* Start *
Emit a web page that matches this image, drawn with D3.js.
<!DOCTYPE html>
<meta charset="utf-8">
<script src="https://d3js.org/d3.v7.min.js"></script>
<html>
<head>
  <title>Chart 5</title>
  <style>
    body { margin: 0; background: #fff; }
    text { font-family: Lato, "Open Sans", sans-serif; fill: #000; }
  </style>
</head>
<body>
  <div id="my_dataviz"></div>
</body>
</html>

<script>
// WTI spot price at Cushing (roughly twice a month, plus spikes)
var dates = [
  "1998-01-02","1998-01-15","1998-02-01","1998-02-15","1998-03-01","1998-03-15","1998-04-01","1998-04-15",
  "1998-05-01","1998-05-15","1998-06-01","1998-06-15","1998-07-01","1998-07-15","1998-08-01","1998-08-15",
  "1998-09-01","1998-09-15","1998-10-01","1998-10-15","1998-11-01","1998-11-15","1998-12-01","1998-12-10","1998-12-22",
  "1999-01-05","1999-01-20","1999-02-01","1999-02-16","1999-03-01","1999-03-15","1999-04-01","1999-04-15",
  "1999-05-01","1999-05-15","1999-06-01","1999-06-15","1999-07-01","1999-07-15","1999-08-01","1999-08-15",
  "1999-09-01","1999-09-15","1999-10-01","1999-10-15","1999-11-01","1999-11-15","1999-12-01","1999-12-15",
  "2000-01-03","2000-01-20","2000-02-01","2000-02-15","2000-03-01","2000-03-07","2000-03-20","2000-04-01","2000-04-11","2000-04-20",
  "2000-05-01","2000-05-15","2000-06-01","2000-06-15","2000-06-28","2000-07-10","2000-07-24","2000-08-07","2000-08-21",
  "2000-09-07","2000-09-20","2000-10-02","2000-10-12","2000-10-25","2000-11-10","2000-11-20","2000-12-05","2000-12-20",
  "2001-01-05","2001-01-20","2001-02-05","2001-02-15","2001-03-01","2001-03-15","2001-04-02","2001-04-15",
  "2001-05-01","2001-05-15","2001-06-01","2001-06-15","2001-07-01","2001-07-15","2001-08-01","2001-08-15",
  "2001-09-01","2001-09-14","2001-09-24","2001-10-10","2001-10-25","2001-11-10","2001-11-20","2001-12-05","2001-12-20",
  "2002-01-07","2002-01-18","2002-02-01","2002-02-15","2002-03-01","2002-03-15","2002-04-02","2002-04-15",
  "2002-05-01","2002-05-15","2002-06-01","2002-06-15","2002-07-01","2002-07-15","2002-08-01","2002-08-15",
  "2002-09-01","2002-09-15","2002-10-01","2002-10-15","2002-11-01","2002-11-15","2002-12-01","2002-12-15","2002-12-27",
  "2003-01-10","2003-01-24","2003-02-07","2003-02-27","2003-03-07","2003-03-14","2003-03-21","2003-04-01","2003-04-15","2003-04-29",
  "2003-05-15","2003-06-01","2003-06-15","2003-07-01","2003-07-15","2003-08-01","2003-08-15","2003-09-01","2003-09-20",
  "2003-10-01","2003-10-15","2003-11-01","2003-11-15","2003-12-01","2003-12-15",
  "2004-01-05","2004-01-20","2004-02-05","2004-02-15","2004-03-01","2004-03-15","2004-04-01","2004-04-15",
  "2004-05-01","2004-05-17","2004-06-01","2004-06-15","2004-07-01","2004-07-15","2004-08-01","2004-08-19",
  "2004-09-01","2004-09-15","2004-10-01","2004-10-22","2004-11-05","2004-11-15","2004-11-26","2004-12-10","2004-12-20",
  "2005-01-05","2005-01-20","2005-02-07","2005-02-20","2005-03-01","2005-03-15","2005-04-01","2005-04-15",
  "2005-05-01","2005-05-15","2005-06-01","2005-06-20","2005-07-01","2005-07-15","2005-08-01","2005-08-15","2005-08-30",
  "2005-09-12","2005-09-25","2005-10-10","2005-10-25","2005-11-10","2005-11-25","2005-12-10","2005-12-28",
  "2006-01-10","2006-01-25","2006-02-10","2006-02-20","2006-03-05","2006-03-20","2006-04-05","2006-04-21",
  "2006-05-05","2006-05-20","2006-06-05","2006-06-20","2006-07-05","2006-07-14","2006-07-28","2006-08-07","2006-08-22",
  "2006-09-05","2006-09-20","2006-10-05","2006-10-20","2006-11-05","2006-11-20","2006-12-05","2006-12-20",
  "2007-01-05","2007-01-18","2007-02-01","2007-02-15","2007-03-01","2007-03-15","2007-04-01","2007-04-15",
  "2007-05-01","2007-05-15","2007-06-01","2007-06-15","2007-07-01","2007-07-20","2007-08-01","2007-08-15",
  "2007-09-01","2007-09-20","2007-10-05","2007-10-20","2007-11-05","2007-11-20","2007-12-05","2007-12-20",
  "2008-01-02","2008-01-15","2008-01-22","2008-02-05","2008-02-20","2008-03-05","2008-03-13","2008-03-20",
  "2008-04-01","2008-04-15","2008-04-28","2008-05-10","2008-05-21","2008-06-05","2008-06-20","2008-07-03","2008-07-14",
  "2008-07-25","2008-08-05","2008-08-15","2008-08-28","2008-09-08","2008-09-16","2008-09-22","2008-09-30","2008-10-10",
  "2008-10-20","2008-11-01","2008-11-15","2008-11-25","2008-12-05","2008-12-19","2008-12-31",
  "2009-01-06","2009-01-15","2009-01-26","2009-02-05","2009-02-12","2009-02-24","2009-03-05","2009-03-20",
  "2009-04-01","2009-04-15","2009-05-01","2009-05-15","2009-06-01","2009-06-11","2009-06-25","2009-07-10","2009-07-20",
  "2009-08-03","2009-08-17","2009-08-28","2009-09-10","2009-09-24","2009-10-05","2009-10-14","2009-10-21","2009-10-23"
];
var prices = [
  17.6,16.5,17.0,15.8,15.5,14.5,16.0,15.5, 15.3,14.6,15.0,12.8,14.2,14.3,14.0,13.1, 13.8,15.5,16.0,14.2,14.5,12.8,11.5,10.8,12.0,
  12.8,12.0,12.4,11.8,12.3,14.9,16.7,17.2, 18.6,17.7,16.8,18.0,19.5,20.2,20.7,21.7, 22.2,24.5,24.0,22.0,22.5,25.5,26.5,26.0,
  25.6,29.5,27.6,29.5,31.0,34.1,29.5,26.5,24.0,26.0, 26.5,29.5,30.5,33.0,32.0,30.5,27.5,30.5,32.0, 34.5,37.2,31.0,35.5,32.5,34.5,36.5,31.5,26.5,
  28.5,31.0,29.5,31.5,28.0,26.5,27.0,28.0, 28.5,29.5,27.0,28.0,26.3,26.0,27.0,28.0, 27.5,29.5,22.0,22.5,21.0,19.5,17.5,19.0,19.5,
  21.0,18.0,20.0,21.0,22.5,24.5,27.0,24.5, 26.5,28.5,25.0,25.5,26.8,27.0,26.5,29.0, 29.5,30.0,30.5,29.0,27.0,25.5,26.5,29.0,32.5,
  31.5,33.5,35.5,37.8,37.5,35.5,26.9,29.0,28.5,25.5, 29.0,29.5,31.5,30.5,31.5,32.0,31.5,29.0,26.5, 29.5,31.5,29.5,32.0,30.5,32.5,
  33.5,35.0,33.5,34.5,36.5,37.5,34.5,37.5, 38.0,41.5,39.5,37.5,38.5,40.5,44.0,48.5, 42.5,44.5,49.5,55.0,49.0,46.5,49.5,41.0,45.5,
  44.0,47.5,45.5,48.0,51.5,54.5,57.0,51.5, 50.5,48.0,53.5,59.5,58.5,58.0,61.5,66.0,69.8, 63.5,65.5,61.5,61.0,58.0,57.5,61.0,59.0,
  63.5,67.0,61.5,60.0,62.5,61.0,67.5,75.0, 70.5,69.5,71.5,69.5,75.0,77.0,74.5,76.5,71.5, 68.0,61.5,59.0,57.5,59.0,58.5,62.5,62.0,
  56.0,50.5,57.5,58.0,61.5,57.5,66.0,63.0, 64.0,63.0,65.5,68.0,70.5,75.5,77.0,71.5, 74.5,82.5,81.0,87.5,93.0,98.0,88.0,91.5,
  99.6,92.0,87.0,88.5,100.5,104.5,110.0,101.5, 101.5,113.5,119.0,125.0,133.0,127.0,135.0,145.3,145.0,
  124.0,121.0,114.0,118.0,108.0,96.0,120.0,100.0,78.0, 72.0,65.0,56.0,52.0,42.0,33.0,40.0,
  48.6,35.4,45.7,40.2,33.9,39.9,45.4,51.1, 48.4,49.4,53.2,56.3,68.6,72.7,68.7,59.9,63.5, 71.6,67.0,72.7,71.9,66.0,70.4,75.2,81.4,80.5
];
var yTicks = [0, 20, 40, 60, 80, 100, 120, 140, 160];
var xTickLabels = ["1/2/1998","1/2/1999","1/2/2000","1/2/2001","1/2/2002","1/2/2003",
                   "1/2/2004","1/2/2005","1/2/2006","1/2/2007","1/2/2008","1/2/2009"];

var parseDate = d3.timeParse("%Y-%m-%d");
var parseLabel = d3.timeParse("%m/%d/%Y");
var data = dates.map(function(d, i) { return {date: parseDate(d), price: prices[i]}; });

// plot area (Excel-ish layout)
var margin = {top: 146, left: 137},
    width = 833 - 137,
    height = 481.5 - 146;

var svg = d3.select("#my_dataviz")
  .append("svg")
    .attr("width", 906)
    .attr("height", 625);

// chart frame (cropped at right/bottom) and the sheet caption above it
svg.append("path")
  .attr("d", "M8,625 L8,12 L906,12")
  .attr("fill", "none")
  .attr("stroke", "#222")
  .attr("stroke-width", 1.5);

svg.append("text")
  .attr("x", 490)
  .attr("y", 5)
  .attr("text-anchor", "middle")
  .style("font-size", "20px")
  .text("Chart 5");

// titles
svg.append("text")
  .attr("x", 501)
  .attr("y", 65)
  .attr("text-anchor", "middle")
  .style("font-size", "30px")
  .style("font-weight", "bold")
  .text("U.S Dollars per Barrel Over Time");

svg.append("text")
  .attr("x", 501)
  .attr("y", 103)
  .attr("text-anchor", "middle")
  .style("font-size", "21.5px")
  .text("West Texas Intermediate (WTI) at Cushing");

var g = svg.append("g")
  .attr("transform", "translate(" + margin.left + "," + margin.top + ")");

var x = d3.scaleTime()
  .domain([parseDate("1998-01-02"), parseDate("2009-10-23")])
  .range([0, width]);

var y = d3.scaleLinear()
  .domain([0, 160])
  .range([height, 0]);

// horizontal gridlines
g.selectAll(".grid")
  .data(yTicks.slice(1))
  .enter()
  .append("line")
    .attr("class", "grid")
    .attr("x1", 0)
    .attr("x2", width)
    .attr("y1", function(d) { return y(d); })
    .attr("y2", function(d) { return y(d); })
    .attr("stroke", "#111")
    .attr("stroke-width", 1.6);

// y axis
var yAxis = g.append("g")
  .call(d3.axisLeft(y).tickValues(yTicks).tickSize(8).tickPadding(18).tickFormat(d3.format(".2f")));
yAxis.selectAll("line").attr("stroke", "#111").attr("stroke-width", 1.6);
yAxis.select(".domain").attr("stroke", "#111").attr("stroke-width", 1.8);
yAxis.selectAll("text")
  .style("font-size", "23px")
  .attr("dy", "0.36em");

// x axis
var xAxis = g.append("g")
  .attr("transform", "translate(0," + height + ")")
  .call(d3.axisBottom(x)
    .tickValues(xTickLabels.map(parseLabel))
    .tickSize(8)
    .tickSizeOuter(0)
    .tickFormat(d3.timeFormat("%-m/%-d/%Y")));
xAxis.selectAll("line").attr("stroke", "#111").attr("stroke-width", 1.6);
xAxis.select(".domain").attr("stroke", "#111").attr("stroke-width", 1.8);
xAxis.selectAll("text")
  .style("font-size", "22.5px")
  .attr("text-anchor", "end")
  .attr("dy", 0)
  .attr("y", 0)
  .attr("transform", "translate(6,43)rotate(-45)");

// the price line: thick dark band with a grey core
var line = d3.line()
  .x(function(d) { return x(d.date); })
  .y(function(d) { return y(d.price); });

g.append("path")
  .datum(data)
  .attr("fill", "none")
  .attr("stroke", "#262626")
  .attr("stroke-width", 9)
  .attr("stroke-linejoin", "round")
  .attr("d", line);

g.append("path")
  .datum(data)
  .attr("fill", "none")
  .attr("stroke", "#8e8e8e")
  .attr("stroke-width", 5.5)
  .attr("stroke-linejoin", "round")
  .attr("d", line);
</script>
* End *
* Start *
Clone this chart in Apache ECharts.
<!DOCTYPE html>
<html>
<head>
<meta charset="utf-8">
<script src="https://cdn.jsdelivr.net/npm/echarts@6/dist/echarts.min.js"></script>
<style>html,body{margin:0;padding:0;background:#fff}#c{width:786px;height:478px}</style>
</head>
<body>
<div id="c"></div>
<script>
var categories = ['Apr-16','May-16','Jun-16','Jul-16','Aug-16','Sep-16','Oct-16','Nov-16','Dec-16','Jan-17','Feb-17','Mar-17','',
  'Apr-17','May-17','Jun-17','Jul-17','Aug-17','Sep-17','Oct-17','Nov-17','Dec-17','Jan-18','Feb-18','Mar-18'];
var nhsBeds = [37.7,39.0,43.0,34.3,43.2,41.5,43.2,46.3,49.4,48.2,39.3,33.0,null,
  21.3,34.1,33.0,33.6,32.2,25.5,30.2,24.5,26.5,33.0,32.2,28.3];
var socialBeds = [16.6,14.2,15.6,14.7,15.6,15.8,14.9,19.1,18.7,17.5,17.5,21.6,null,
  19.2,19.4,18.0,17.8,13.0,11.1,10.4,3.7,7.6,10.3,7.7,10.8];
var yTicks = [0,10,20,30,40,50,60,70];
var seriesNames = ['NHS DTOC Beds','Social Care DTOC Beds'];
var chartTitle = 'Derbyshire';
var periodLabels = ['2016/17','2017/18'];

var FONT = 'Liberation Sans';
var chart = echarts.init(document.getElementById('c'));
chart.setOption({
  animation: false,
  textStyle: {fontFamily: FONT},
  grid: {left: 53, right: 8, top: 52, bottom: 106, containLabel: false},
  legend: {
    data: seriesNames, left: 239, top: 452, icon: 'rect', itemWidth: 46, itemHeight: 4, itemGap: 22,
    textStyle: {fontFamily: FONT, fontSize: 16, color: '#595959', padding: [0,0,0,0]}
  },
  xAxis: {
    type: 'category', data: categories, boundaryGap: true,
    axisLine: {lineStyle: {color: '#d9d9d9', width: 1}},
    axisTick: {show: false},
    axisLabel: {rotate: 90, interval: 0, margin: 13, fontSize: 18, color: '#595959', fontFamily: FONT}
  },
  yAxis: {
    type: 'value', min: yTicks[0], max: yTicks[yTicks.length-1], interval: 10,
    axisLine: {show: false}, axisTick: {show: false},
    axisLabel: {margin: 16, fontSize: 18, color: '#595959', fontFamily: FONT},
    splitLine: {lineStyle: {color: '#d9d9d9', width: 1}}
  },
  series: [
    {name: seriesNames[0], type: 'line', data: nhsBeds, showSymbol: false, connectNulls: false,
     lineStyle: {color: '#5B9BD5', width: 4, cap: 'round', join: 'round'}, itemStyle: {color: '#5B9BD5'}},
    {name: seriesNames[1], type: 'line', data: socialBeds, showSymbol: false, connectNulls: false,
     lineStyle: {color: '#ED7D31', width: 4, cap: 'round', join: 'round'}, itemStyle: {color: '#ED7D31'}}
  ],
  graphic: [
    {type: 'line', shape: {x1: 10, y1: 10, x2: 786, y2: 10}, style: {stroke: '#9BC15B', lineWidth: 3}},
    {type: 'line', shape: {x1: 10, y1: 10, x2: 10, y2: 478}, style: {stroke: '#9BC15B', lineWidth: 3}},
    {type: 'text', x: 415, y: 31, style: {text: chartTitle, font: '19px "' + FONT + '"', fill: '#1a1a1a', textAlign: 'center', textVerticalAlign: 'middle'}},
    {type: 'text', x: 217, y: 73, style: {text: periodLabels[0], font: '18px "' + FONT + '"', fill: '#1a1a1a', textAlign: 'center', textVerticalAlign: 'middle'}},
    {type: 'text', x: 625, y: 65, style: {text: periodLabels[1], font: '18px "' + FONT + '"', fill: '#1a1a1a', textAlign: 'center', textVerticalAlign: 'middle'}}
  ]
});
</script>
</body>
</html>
* End *
TASK BRIEF> Using the entries above, return exactly the lines from the line with "Clone this chart in Apache ECharts." to the line with "var periodLabels = ['2016/17','2017/18'];", counting both of those lines.

FINISHED ANSWER>
Clone this chart in Apache ECharts.
<!DOCTYPE html>
<html>
<head>
<meta charset="utf-8">
<script src="https://cdn.jsdelivr.net/npm/echarts@6/dist/echarts.min.js"></script>
<style>html,body{margin:0;padding:0;background:#fff}#c{width:786px;height:478px}</style>
</head>
<body>
<div id="c"></div>
<script>
var categories = ['Apr-16','May-16','Jun-16','Jul-16','Aug-16','Sep-16','Oct-16','Nov-16','Dec-16','Jan-17','Feb-17','Mar-17','',
  'Apr-17','May-17','Jun-17','Jul-17','Aug-17','Sep-17','Oct-17','Nov-17','Dec-17','Jan-18','Feb-18','Mar-18'];
var nhsBeds = [37.7,39.0,43.0,34.3,43.2,41.5,43.2,46.3,49.4,48.2,39.3,33.0,null,
  21.3,34.1,33.0,33.6,32.2,25.5,30.2,24.5,26.5,33.0,32.2,28.3];
var socialBeds = [16.6,14.2,15.6,14.7,15.6,15.8,14.9,19.1,18.7,17.5,17.5,21.6,null,
  19.2,19.4,18.0,17.8,13.0,11.1,10.4,3.7,7.6,10.3,7.7,10.8];
var yTicks = [0,10,20,30,40,50,60,70];
var seriesNames = ['NHS DTOC Beds','Social Care DTOC Beds'];
var chartTitle = 'Derbyshire';
var periodLabels = ['2016/17','2017/18'];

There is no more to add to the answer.